A breve obra de Tolstói, “A morte de Ivan Ilitch”, se encaixa justamente neste gênero de obras: ela não retrata aquilo que todo homem já passou; retrata, no entanto, aquilo que todo homem reconheceria ser passível de passar. Daí que o convite implícito na obra parece ser duplo: aos que se reconhecem no protagonista — que, como a maioria dos homens, não é nem 100 por cento vilão nem 100 por cento herói -, o apelo é dirigido como forma de aviso da tragédia do homem que vive imerso na “vaidade das vaidades”; aos que não se reconhecem no protagonista, o romance ainda serve como um convite a um detido exame de vida, para investigar as situações onde ainda é uma vaidade oculta que se sobressai. Para ambos os leitores, há um ponto digno de ser pensado em comum: a brevidade e o sentido da vida.
Uma breve síntese do enredo pode ajudar a desenvolver algumas breves reflexões que me vieram da leitura deste romance. Não se trata, como já fica claro, de uma história épica, com pontos altos e baixos, com herói e vilão, de tramas e guerras; trata-se, ao contrário, de um drama muito mais profundo, e tanto mais trágico porque permeia a todas as páginas do romance: a agonia de um homem que, no ápice de uma vida orientada pelo prestígio social e aparências, descobre-se gravemente enfermo. A partir daí, as páginas que surgem nada mais fazem que retratar o trato que o prestigiado Ivan Ilitch tem de começar a ter não mais com o mundo cheio de vida com o qual se acostumara, mas com a morte.

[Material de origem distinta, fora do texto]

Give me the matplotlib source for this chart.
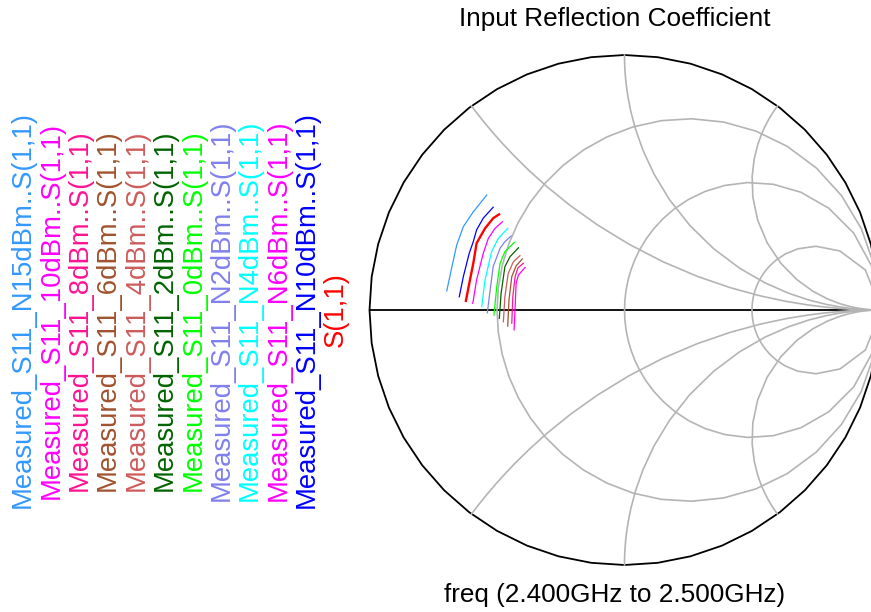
import numpy as np
import matplotlib
matplotlib.use("Agg")
import matplotlib.pyplot as plt

plt.rcParams['font.family'] = ['Liberation Sans', 'DejaVu Sans']

# reflection coefficient traces, 2.4 -> 2.5 GHz (real, imag)
labels = ["Measured_S11_N15dBm..S(1,1)", "Measured_S11_10dBm..S(1,1)",
          "Measured_S11_8dBm..S(1,1)", "Measured_S11_6dBm..S(1,1)",
          "Measured_S11_4dBm..S(1,1)", "Measured_S11_2dBm..S(1,1)",
          "Measured_S11_0dBm..S(1,1)", "Measured_S11_N2dBm..S(1,1)",
          "Measured_S11_N4dBm..S(1,1)", "Measured_S11_N6dBm..S(1,1)",
          "Measured_S11_N10dBm..S(1,1)", "S(1,1)"]
colors = ["#3399ff", "#ff00ff", "#ff1493", "#a0522d", "#cd5c5c", "#006400",
          "#00ff00", "#8080ee", "#00ffff", "#ff00ff", "#0000ff", "#ff0000"]

re_n15 = [-0.697, -0.678, -0.658, -0.632, -0.593, -0.540]
im_n15 = [0.075, 0.164, 0.255, 0.327, 0.385, 0.451]
re_10 = [-0.433, -0.429, -0.425, -0.416, -0.390]
im_10 = [-0.078, 0.008, 0.105, 0.137, 0.167]
re_8 = [-0.442, -0.438, -0.429, -0.418, -0.397]
im_8 = [-0.052, 0.052, 0.131, 0.165, 0.183]
re_6 = [-0.458, -0.453, -0.442, -0.425, -0.401]
im_6 = [-0.063, 0.039, 0.131, 0.173, 0.200]
re_4 = [-0.475, -0.469, -0.456, -0.436, -0.410]
im_4 = [-0.046, 0.052, 0.144, 0.189, 0.213]
re_2 = [-0.491, -0.484, -0.469, -0.449, -0.416]
im_2 = [-0.033, 0.065, 0.170, 0.209, 0.244]
re_0 = [-0.512, -0.501, -0.488, -0.469, -0.432]
im_0 = [-0.020, 0.091, 0.183, 0.229, 0.265]
re_n2 = [-0.538, -0.527, -0.515, -0.488, -0.469, -0.445]
im_n2 = [-0.011, 0.078, 0.170, 0.242, 0.268, 0.290]
re_n4 = [-0.560, -0.547, -0.521, -0.495, -0.458]
im_n4 = [0.013, 0.118, 0.229, 0.281, 0.320]
re_n6 = [-0.595, -0.580, -0.554, -0.534, -0.508, -0.479]
im_n6 = [0.026, 0.118, 0.222, 0.281, 0.320, 0.346]
re_n10 = [-0.648, -0.632, -0.609, -0.593, -0.580, -0.554, -0.515]
im_n10 = [0.052, 0.131, 0.222, 0.268, 0.314, 0.360, 0.403]
re_sim = [-0.622, -0.606, -0.593, -0.580, -0.547, -0.515, -0.492]
im_sim = [0.036, 0.118, 0.183, 0.262, 0.320, 0.360, 0.375]

traces = [(re_n15, im_n15), (re_10, im_10), (re_8, im_8), (re_6, im_6),
          (re_4, im_4), (re_2, im_2), (re_0, im_0), (re_n2, im_n2),
          (re_n4, im_n4), (re_n6, im_n6), (re_n10, im_n10), (re_sim, im_sim)]

r_grid = [1/3, 1, 3]
x_grid = [0.5, 1, 2]

W, H = 871, 612
cx, cy, R = 624.5, 310, 255

fig = plt.figure(figsize=(W/100, H/100), dpi=100)
ax = fig.add_axes([0, 0, 1, 1])
ax.set_xlim(-cx/R, (W - cx)/R)
ax.set_ylim((cy - H)/R, cy/R)
ax.axis('off')

# outer boundary + real axis
t = np.linspace(0, 2*np.pi, 49)
ax.plot(np.cos(t), np.sin(t), color='black', lw=1.3, zorder=1)
ax.plot([-1, 1], [0, 0], color='black', lw=1.3, zorder=1)

grid_kw = dict(color='#b4b4b4', lw=1.2, zorder=2)
# constant resistance circles
for r in r_grid:
    xx = np.tan(np.linspace(-np.pi/2 + 0.01, np.pi/2 - 0.01, 41))
    g = (r + 1j*xx - 1)/(r + 1j*xx + 1)
    g = np.append(g, 1 + 0j)
    ax.plot(g.real, g.imag, **grid_kw)
# constant reactance arcs
for x in x_grid:
    for s in (1, -1):
        rr = np.concatenate([[0], np.geomspace(0.02, 200, 30)])
        g = (rr + 1j*s*x - 1)/(rr + 1j*s*x + 1)
        g = np.append(g, 1 + 0j)
        ax.plot(g.real, g.imag, **grid_kw)

for (re, im), c, lab in zip(traces, colors, labels):
    lw = 1.7 if lab == "S(1,1)" else 0.9
    ax.plot(re, im, color=c, lw=lw, zorder=3)

# titles
fig.text(615/W, 1 - 19/H, "Input Reflection Coefficient", ha='center',
         va='center', fontsize=18.8)
fig.text(615/W, 1 - 595/H, "freq (2.400GHz to 2.500GHz)", ha='center',
         va='center', fontsize=18.8)

# vertical legend
for i, (lab, c) in enumerate(zip(labels, colors)):
    fig.text((23 + 28.4*i)/W, 1 - cy/H, lab, rotation=90, ha='center',
             va='center', color=c, fontsize=19.8)

fig.savefig("out.png", dpi=100)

O problema que surge aí é a angústia gerada pelo iminente encontro que Ivan sabe que haverá de ter com a morte, ou em outras palavras, a angústia gerada pela experiência de finitude. E esta angústia nos fornece dramáticas páginas nas quais podemos reconhecer o drama do protagonista: o reconhecer que viveu tanto e não viveu; o reconhecer que não era capaz de encontrar o ponto que torna a vida inteligível. O mais dramático entretanto, me parece isto: não teve que reconhecer que não encontrara o sentido da vida depois de tanto procurar; teve de reconhecer, na verdade, que nunca buscara este sentido.
Alguns pensamentos soltos me vêm à mente sobre isso. O primeiro, é o grande drama da apatia em relação às grandes realidades humanas. Chega a gerar compaixão ver Ivan encarar a morte tal como uma criança de três anos encara uma equação de segundo grau. Porque se é certo que ele não estava tranquilo diante dela, também é certo que ele não a temia. A atitude ante a morte iminente era de uma completa apatia. “Simplesmente não a compreendia”, pontua Tolstói. O personagem, assim, é figura de toda massa de homens que em nosso tempo continuam a não entender a morte; não a compreendem, no entanto, porque não compreendem a vida.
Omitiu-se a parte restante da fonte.